Entries with chart source code
---+---

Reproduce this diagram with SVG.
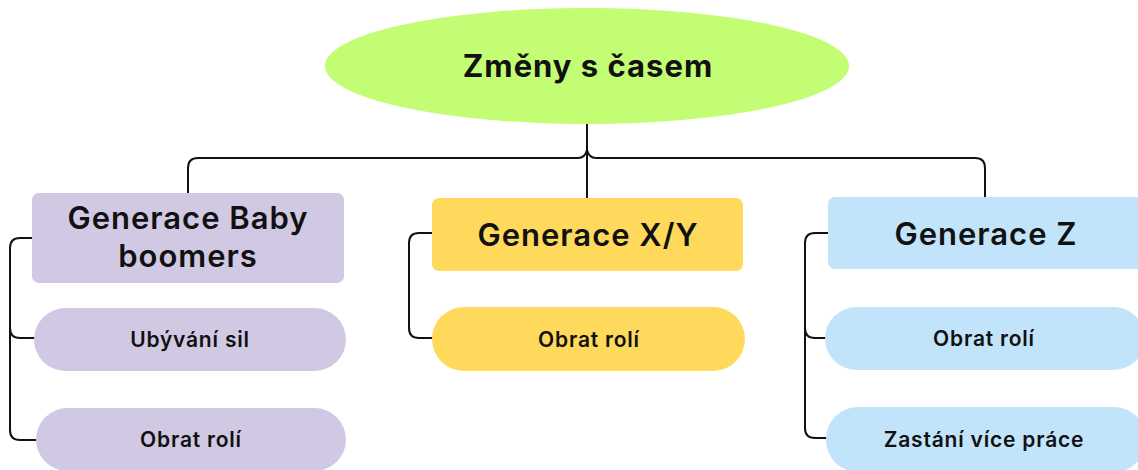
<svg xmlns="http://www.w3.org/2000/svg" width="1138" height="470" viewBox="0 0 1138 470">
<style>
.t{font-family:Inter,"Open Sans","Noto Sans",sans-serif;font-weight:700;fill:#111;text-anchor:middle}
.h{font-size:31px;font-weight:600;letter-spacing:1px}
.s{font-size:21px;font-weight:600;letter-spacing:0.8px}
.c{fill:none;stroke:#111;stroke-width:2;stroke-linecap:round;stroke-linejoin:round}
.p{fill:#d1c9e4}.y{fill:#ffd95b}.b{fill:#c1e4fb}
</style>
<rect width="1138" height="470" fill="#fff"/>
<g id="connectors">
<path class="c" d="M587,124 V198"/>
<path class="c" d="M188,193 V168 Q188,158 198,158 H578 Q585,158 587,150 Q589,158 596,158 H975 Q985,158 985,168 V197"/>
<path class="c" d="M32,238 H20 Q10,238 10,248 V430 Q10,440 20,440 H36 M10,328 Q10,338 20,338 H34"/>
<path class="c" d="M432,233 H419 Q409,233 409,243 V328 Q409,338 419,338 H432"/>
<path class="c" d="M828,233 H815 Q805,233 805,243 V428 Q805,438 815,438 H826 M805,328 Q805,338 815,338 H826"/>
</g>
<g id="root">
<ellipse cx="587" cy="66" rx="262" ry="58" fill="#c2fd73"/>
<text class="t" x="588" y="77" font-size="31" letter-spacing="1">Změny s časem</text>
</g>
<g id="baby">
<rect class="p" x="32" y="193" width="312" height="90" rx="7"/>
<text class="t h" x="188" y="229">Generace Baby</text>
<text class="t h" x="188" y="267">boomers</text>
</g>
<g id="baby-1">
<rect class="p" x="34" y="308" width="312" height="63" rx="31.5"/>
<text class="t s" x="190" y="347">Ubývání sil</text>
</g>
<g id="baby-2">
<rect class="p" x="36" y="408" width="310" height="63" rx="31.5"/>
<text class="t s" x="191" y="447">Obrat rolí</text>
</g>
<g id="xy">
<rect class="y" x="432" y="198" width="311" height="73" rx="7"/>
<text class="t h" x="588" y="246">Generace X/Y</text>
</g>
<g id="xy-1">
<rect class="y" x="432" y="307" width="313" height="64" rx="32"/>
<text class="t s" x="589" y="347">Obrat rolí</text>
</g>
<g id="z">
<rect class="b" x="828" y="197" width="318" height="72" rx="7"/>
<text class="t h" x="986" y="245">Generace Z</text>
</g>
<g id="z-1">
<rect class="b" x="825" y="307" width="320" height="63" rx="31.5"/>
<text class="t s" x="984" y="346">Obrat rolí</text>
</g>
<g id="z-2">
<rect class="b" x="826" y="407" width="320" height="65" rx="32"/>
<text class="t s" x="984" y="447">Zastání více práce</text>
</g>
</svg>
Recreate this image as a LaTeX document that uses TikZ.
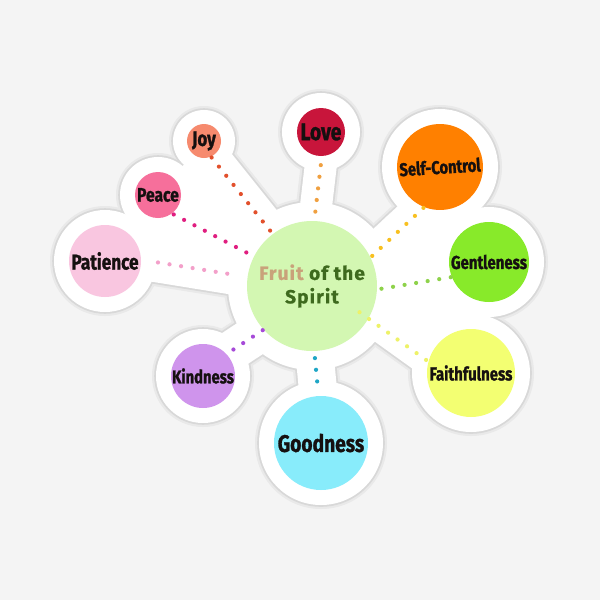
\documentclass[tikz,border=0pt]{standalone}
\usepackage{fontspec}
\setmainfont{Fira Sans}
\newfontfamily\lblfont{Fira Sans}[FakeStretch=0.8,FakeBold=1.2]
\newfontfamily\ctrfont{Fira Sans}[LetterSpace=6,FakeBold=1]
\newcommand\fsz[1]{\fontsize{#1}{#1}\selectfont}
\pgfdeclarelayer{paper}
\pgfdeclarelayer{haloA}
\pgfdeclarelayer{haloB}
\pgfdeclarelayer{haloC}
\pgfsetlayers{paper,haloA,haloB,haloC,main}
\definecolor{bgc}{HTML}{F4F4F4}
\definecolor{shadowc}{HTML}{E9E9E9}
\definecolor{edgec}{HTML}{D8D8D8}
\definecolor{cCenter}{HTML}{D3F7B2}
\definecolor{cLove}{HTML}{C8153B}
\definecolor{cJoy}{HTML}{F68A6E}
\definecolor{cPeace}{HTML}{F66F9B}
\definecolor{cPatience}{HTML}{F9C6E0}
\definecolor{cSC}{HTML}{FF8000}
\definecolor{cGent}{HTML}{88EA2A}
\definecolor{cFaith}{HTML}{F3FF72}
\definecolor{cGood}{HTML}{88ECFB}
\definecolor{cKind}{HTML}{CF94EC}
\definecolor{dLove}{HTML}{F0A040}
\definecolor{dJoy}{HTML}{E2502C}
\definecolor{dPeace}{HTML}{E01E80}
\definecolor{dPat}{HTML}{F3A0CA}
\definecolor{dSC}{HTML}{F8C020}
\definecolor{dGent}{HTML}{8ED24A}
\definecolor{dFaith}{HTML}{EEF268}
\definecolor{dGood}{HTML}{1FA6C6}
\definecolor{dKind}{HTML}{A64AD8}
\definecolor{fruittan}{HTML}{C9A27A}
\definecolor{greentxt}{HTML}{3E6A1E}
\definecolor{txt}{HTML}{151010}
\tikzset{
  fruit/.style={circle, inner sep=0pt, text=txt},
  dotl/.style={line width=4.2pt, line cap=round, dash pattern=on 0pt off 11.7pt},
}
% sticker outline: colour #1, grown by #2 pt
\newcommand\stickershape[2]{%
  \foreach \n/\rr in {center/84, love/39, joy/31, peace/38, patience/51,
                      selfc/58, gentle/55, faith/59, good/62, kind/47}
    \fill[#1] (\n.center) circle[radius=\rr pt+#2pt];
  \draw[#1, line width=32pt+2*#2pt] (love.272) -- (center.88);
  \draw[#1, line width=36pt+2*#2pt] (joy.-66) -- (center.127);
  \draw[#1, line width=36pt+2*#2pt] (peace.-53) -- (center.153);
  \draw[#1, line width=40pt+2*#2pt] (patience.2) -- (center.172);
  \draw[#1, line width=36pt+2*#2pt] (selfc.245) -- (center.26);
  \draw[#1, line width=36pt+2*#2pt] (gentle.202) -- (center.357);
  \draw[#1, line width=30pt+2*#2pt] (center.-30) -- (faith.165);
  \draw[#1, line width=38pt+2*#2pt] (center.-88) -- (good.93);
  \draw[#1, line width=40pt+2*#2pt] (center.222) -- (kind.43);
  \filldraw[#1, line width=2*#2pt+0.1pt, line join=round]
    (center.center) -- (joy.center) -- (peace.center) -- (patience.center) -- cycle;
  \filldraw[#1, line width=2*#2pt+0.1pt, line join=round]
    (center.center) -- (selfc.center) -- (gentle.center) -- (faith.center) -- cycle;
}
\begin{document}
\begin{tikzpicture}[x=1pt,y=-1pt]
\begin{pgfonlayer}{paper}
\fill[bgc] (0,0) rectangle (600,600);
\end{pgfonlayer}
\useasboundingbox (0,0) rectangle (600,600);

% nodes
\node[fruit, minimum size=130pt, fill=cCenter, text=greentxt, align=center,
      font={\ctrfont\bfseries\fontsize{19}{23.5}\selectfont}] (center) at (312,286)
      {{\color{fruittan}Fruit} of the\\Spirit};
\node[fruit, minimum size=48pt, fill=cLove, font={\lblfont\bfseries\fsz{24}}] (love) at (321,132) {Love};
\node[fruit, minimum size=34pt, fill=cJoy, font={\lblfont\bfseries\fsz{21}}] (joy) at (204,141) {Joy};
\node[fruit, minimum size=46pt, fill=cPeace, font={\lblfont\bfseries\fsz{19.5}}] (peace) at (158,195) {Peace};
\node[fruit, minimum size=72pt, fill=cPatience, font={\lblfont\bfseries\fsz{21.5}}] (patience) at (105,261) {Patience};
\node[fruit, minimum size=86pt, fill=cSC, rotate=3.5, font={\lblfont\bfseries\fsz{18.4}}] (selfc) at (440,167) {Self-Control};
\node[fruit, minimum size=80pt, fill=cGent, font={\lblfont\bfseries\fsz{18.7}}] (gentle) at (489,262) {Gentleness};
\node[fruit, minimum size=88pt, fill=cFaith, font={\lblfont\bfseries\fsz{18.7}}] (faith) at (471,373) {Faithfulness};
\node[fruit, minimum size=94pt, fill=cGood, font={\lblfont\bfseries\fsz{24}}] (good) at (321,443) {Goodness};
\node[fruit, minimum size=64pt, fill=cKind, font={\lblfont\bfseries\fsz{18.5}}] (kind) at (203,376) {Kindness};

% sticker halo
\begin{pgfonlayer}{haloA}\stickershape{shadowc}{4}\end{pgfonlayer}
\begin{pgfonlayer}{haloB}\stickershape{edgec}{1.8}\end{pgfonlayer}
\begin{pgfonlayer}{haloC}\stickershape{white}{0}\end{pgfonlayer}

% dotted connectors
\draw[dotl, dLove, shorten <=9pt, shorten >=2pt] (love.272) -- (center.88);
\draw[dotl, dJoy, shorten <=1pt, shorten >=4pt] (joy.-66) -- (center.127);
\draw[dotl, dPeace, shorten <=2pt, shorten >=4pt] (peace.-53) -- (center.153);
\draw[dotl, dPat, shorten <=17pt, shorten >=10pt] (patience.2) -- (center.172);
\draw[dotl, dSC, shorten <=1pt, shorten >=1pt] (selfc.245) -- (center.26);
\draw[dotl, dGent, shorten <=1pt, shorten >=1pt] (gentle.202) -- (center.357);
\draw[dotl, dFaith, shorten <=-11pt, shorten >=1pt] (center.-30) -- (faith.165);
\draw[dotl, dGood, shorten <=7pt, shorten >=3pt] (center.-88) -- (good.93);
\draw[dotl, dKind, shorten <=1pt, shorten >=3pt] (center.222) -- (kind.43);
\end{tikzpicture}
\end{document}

---+---

- **To do**
Reproduce every line from the entries that holds the word "this".

- **Output**
Reproduce this diagram with SVG.
Recreate this image as a LaTeX document that uses TikZ.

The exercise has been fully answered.